This shift, board authorities claimed, had picked up after it opened English-medium schools. However, overall enrollment in municipal schools shows a continuous drop in the same period.

Twelve-year-old Zaid Mansuri has stopped going to Vishwa Bharti Bal Vidyalaya, a private school near his house. The Class VI student now goes to the Ahmedabad Municipal Corporation-run Shahpur Gujarati School number 11.

When his grades showed no improvement after five years in the private school, his father Hasanbhai decided to transfer him to the municipal school in which he had studied almost five decades ago.

“Zaid’s results were poor in Class V, that too in Gujarati medium. The principal told me they had done their best. What is the point in paying Rs 590 a month plus Rs 700 in two instalments every six months?” said Hasanbhai, 60, who runs a small grocery shop in Mirzapur.

Hasanbhai’s sister also got her son shifted from a private school to this municipal school in Class VII.

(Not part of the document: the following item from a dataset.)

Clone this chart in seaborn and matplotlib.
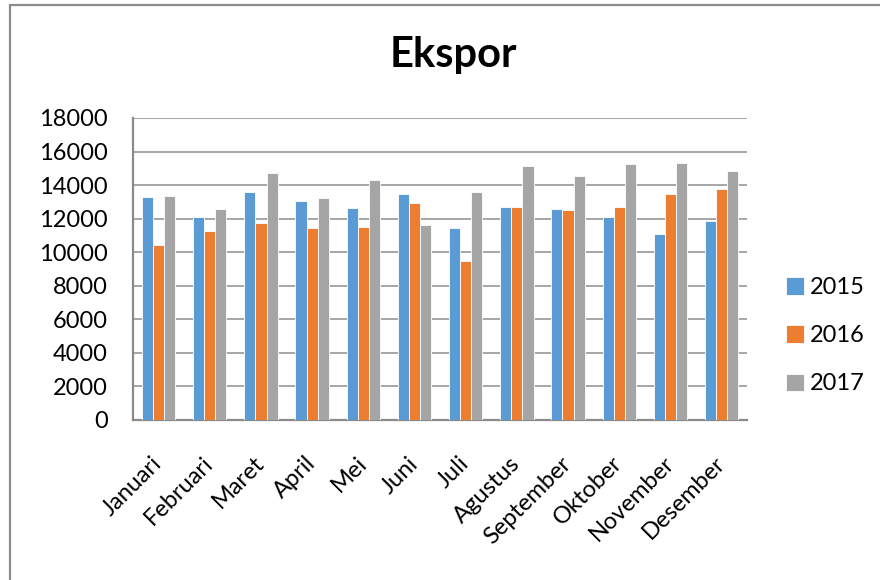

Contending that municipal schools were better than private ones, Hasanbhai said, “Till Class VII, I was in a municipal school and I never failed. Then I switched to a private school as the municipal school was only till Class VII, and I failed.” He had failed to clear a subject twice in Class XII.

Hasanbhai said that others too had shifted their wards from Class III of Vishwa Bharti Bal Vidyalaya because they could not afford the fees. “Municipal schools are better now. There were no computers and internet then,” he added.

More than 21,000 students have in fact shifted from private schools to the AMC School Board-run municipal schools in the last five years, many because they could not afford the fees or for falling education standards. This shift, board authorities claimed, had picked up after it opened English-medium schools. However, overall enrollment in municipal schools shows a continuous drop in the same period.

AMC School Board Administrative Officer L D Desai attributed the shift — witnessed across schools, zones and gender — to multi-pronged efforts to improve the quality of education at municipal schools and its image among parents. “We have improved school infrastructure from constructing new buildings, renovating old ones, installing computers and smart learning projects. Innumerable meetings were held with parents so that they start believing in our schools again,” said Desai.

Imran Khalifa, another alumnus of a municipal school and a barber shop worker, has shifted his seven-year-old daughter to Danilimda English Municipal School in Class II, which opened in 2014.

“When I was studying in the same municipal school, there was no English medium. But my daughter now studies in English medium. These schools are better now,” said Khalifa, a Class VII dropout.

Others have also cited cases where private schools make it compulsory for children to take tuitions after school hours and go on trips they cannot afford.

“In addition to a monthly fee of Rs 300 for one child, the school forced my ward to take tuition for Rs 200. We took the tuition but it failed to improve results,” said Dilshad Ansari, mother of three who runs a small kitchen in her house in Vatva area. She withdrew two of her children, Saniabano and Mohammad, both in Class VII, from Nandish Primary School, a private school nearby, after six years.

Principal of Nandish Primary School Smitaben Shah refuted the allegations. “I do not know who and how many have left my school based on these complaints,” she said.

Sharing the figures of children who had migrated from private schools to Isanpur Municipal School, its principal Veerabhai Patelia said this trend became more evident since 2014-15. “This year, nearly 50 such students got admission from Class II to VIII, 25 each in our two schools running in morning and afternoon shifts. In the last two years, nearly 40 students each year registered similar admissions,” said Patelia. The school offers only Gujarati medium in both shifts.

Asked if the Gujarat Self Financed Schools (Regulation of Fees) Act 2017 had helped boost this shift, Education Minister Bhupendrasinh Chudasama said, “It is not fee regulation but better infrastructure and quality of education at our municipal schools. The results of an effort in the social sector like education are not instantly evident, but takes years. So our continuous efforts of all these years have started showing positive results.”

AMC-run English-medium schools offering nursery and KG were started in 2013, with the first school coming up in Shahpur. The numbers rose to 4, 5 and 8 in 2016, 2017 and 2018, respectively.

Seven-year-old Nirav Bharwad shifted from Balkrishna Vidyalaya to Saraspur Municipal School number 26 in Class II. Four other children were also transferred from this school to the same municipal school.

“He hardly learned anything in the private school despite the fees of Rs 300-350 a month. We know education at municipal schools is good since my other two sons have completed Class V and VIII from the same municipal school,” said Nirav’s mother Saritaben Bharwad, whose husband works at a printing press.

Anant Upadhyay, spokesperson and a senior teacher at Balkrishna Vidyalaya, a higher secondary grant-in-aid school, said, “We do not have vacancies across classes. I do not know any student from our school who has shifted to municipal schools.”

However, replying to more questions, he cited income of parents as a reason. “Since people with low income live here, at times they fail to afford the fee. This is the only reason they leave,” he said.